Numero
22

Il piccolo moggio

Il piccolo moggio Il piccolo moggio

“Vedi Napoli e poi muori” recita la celebre citazione di Goethe sulla città. Ma qual è il punto migliore per “vedere” la città? Ognuno, che sia il turista di un giorno o un napoletano doc, ha il suo luogo del cuore per contemplare tanta bellezza, la propria cartolina stampata nella memoria. 

Da Castel dell'Ovo, da Mergellina, da Posillipo o dalla Certosa di San Martino si spalancano davanti agli occhi delle vedute che già nell'ottocento venivano riprodotte nei dipinti dei pittori della Scuola di Posillipo.

Sono immagini iconiche, di una Napoli stretta tra il mare e il Vesuvio, con il sole che bacia le facciate colorate dei palazzi storici o rende ancora più intenso il colore dorato del tufo; sono immagini dal sapore antico, sempre emozionanti al primo o all'ennesimo sguardo.

Per catturare queste vedute basta passeggiare sul lungomare o salire verso i quartieri collinari. Ma c'è anche un altro modo di vedere la città, dall'alto, attraverso percorsi un po' più impegnativi ma capaci di regalare panorami inattesi. Salite, rampe, tornanti e scorci sul mare ad una manciata di chilometri dal traffico cittadino: è la Salita del Moiariello, uno degli itinerari di trekking urbano che si possono praticare a Napoli.

Si parte dalla rumorosa Via Foria, con gli occhi puntati verso Capodimonte e senza la fretta di raggiungere la rassicurante chiazza verde del bosco, perché lungo la strada c'è un'insolita bellezza da cogliere.
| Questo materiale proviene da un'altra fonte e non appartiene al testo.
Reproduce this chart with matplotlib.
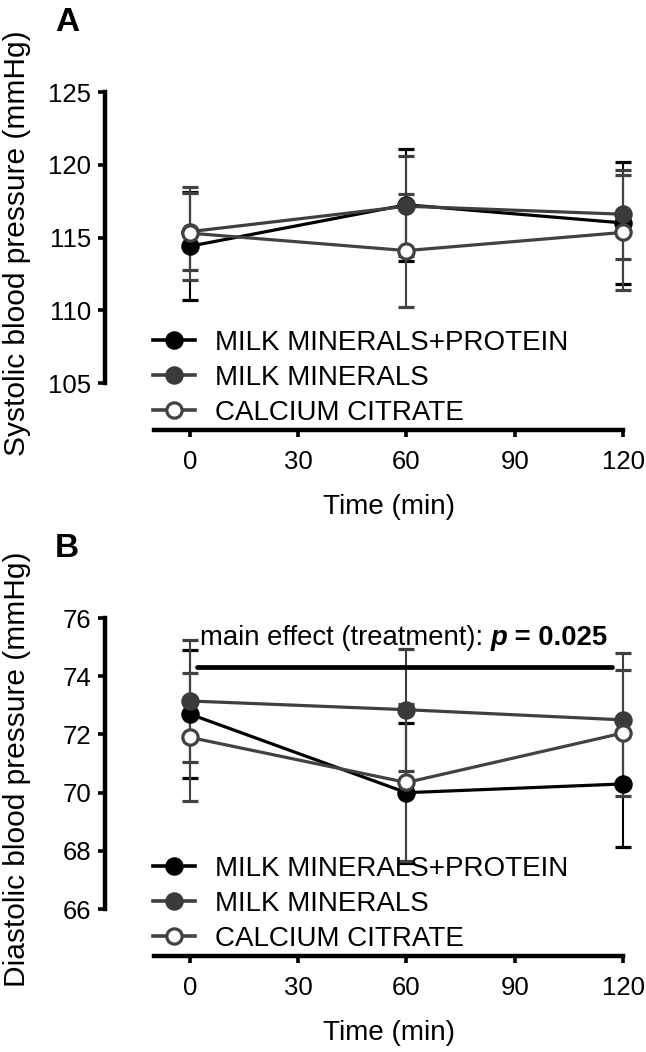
import matplotlib
matplotlib.use("Agg")
import matplotlib.pyplot as plt
from matplotlib.lines import Line2D

plt.rcParams['font.family'] = ['Liberation Sans', 'DejaVu Sans']

# Data
time = [0, 60, 120]
series = ['MILK MINERALS+PROTEIN', 'MILK MINERALS', 'CALCIUM CITRATE']

sbp_mean = {
    'MILK MINERALS+PROTEIN': [114.4, 117.25, 116.0],
    'MILK MINERALS': [115.4, 117.15, 116.6],
    'CALCIUM CITRATE': [115.3, 114.1, 115.35],
}
sbp_err = {
    'MILK MINERALS+PROTEIN': [3.7, 3.85, 4.2],
    'MILK MINERALS': [2.65, 3.45, 3.05],
    'CALCIUM CITRATE': [3.2, 3.9, 3.95],
}
dbp_mean = {
    'MILK MINERALS+PROTEIN': [72.7, 70.0, 70.3],
    'MILK MINERALS': [73.15, 72.85, 72.5],
    'CALCIUM CITRATE': [71.9, 70.35, 72.05],
}
dbp_err = {
    'MILK MINERALS+PROTEIN': [2.2, 2.4, 2.15],
    'MILK MINERALS': [2.1, 2.1, 2.3],
    'CALCIUM CITRATE': [2.2, 2.7, 2.15],
}
xticks = [0, 30, 60, 90, 120]

styles = {
    'MILK MINERALS+PROTEIN': dict(color='#000000', mfc='#000000', mec='#000000'),
    'MILK MINERALS': dict(color='#3f3f3f', mfc='#3a3a3a', mec='#3a3a3a'),
    'CALCIUM CITRATE': dict(color='#424242', mfc='white', mec='#424242'),
}

W, H = 646, 1052
fig = plt.figure(figsize=(W / 100, H / 100), dpi=100)


def make_panel(top_px, means, errs, ylim, ybounds, yticks, ylabel, letter):
    left, right, bottom = 105, 626, top_px + 338
    ax = fig.add_axes([left / W, 1 - bottom / H, (right - left) / W, 338 / H])
    handles = []
    for name in series:
        st = styles[name]
        ax.errorbar(time, means[name], yerr=errs[name], fmt='-o',
                    color=st['color'], mfc=st['mfc'], mec=st['mec'],
                    lw=2.3, ms=11, mew=2.3, elinewidth=1.5, capsize=5.5,
                    capthick=1.6, ecolor=st['color'], clip_on=False)
        handles.append(Line2D([], [], color=st['color'], marker='o',
                              mfc=st['mfc'], mec=st['mec'], lw=2.6,
                              ms=11, mew=2.3, label=name))
    ax.set_xlim(-23.5, 120.8)
    ax.set_ylim(*ylim)
    ax.spines['top'].set_visible(False)
    ax.spines['right'].set_visible(False)
    ax.spines['left'].set_linewidth(3.2)
    ax.spines['bottom'].set_linewidth(3.2)
    ax.spines['left'].set_bounds(*ybounds)
    ax.spines['bottom'].set_bounds(-10, 120)
    ax.set_xticks(xticks)
    ax.set_yticks(yticks)
    ax.tick_params(axis='both', labelsize=18.5, width=2.6, length=5)
    ax.tick_params(axis='x', pad=9.5)
    ax.tick_params(axis='y', pad=5)
    ax.set_xlabel('Time (min)', fontsize=20)
    ax.set_ylabel(ylabel, fontsize=21.5)
    ax.xaxis.set_label_coords(0.545, -0.19)
    ax.yaxis.set_label_coords(-0.142, 0.553)
    ax.legend(handles=handles, loc='upper left', bbox_to_anchor=(0.092, 0.296),
              frameon=False, fontsize=20, handlelength=1.5,
              handletextpad=0.72, borderpad=0, borderaxespad=0,
              labelspacing=0.32)
    fig.text(55 / W, 1 - (top_px - 61) / H, letter, fontsize=24,
             fontweight='bold', va='baseline')
    return ax


axA = make_panel(92, sbp_mean, sbp_err, (101.77, 125), (105, 125),
                 [105, 110, 115, 120, 125], 'Systolic blood pressure (mmHg)', 'A')
axB = make_panel(618, dbp_mean, dbp_err, (64.39, 76), (66, 76),
                 [66, 68, 70, 72, 74, 76], 'Diastolic blood pressure (mmHg)', 'B')

# significance bar
axB.plot([2, 117], [74.3, 74.3], color='black', lw=3.4, solid_capstyle='round')
t1 = axB.text(2.8, 75.07, 'main effect (treatment): ', fontsize=19.8, va='baseline')
t2 = axB.annotate('p', xy=(1, 0), xycoords=t1, fontsize=19.8,
                  fontweight='bold', fontstyle='italic', va='bottom')
axB.annotate(' = 0.025', xy=(1, 0), xycoords=t2, fontsize=19.8,
             fontweight='bold', va='bottom')

fig.savefig('out.png', dpi=100)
Vicoletti, balconi, edicole votive, voci che si confondono accompagnano la salita che si snoda tra Montagnola, Via Ottavio Morisani e il Moiariello, il cui nome trae origine da moggio, l'unità di misura utilizzata per i terreni agricoli; la parola suggerisce che qui ci fossero orti e coltivazioni, con il tempo sostituiti dalle case, ma qualcosa sopravvive tra i giardini e gli orti pensili improvvisati.

La pendenza della strada può togliere il fiato, ma anche alcuni scorci, belli perché non convenzionali. Da qui si vede la Napoli che non è bagnata dal mare, il Vesuvio non sembra così lontano, una miriade di case dai colori indistinguibili, case che sembrano minuscole rispetto ai grattacieli d'argento del centro direzionale.

È il paesaggio urbano, forse poco romantico per i vedutisti di ieri ma tremendamente vero e contemporaneo. “Per aspera ad astra” direbbero gli antichi. E in questo caso avrebbero doppiamente ragione perché il Moiariello consente di raggiungere anche l'Osservatorio Astronomico di Capodimonte. Istituito nel 1812 sotto Murat e completato nel 1819 con Ferdinando I, l'edificio ospita l'osservatorio, il museo degli strumenti astronomici e una ricchissima biblioteca.

E ancora stando con il naso all'insù si scorge una torre verso Capodimonte, è la Torre di Palasciano, ottocentesca e, come tutte le torri, al centro di una storia di fantasmi. La torre è parte di una grande proprietà, situata sull'altura di Miradois, (dallo spagnolo “mira todos”) appartenuta al medico Ferdinando Palasciano, il cui fantasma la tradizione vuole aleggi ancora nella villa. E come biasimarlo, visto il panorama che si gode da qui.